5. Holibaugh also argues that he is a personal guarantor under the Note, which renders the note non-negotiable. However, Holibaugh signed as the sole borrower or maker of the Note, and there is no guarantor or co-borrower. Therefore, this argument fails on its factual premise, and there is no need to discuss the legal argument involved.
1. In Kokkonen, the Court confronted the view, previously expressed by the Court that ancillary jurisdiction encompassed any action “to obtain and secure the fruits, benefits and advantages of the proceedings and judgment in a former suit in the same court by the same or additional parties or to obtain any equitable relief in regard to, or connected with, or growing out of, any judgment or proceeding at law rendered in the same court.” 511 U.S. at 379 (quoting Julian v. Central Trust Co., 193 U.S. 93, 113-14 (1904)) (internal alterations omitted). The Court, in an opinion by Justice Scalia, dismissed this application of ancillary jurisdiction as overly “expansive,” stated that ancillary jurisdiction “does not stretch so far as that statement suggests,” and refused to follow it. Id.

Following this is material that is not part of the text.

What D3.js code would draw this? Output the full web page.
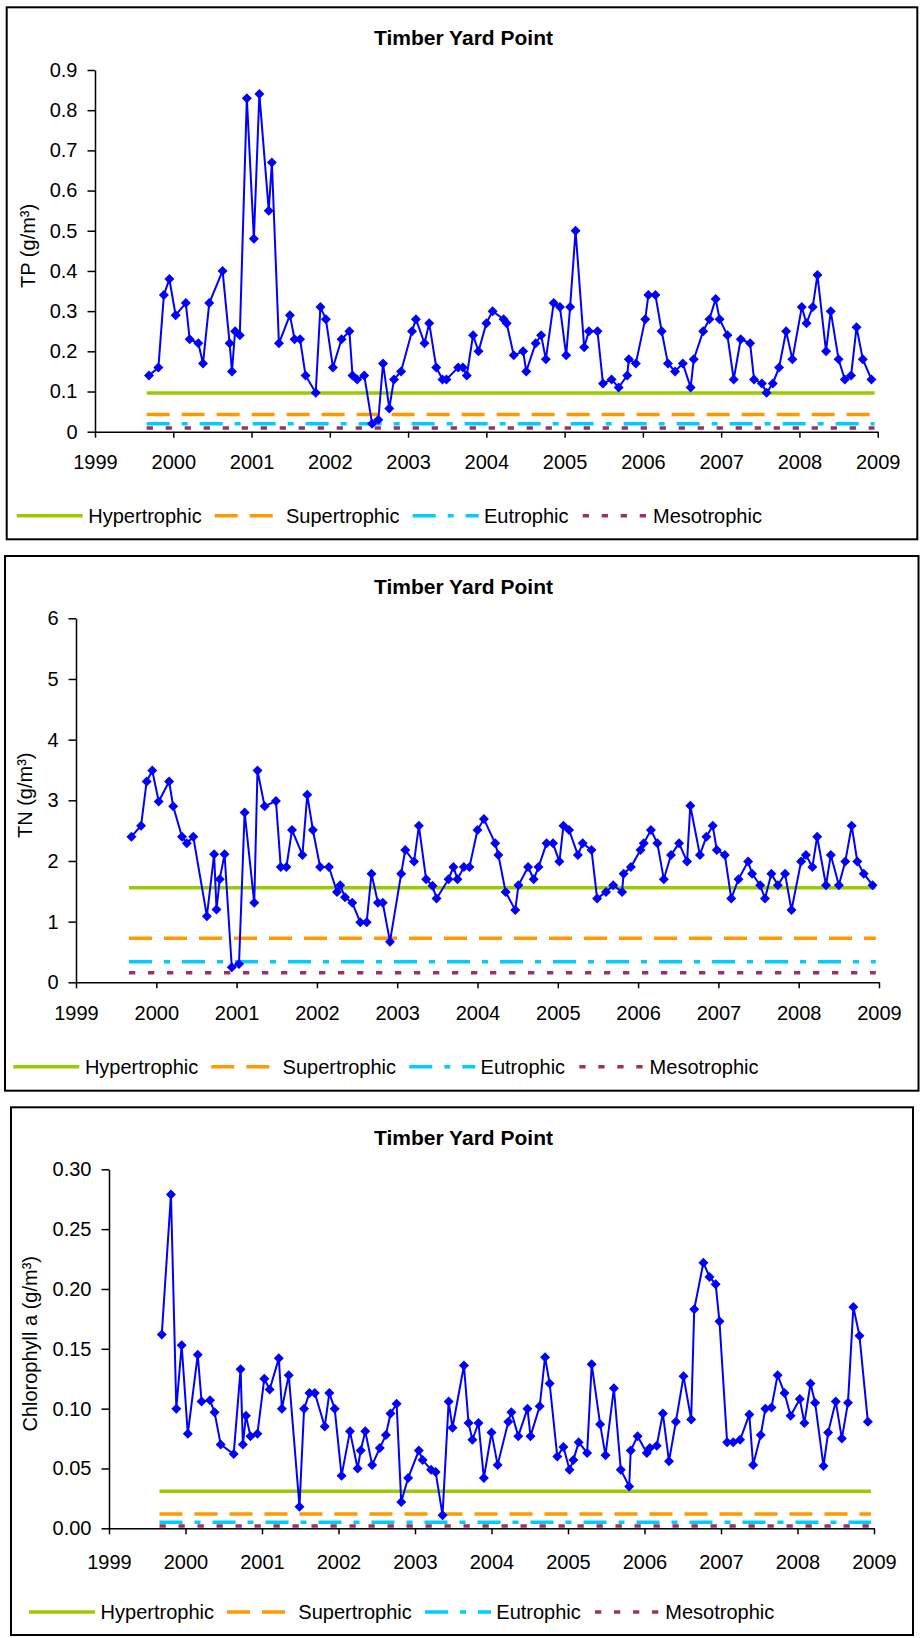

2. So while it is true, as the majority maintains, that absent evidence of contrary intent we may assume that Congress acted against the backdrop of the common law, see Maj. Op. at 7, after Finley, that backdrop prohibits courts from hearing ancillary claims without congressional authorization.
Affirmed by published opinion. Judge SHEDD wrote the majority opinion, in which Senior Judge ALARCÓN joined. Judge GREGORY wrote a dissenting opinion.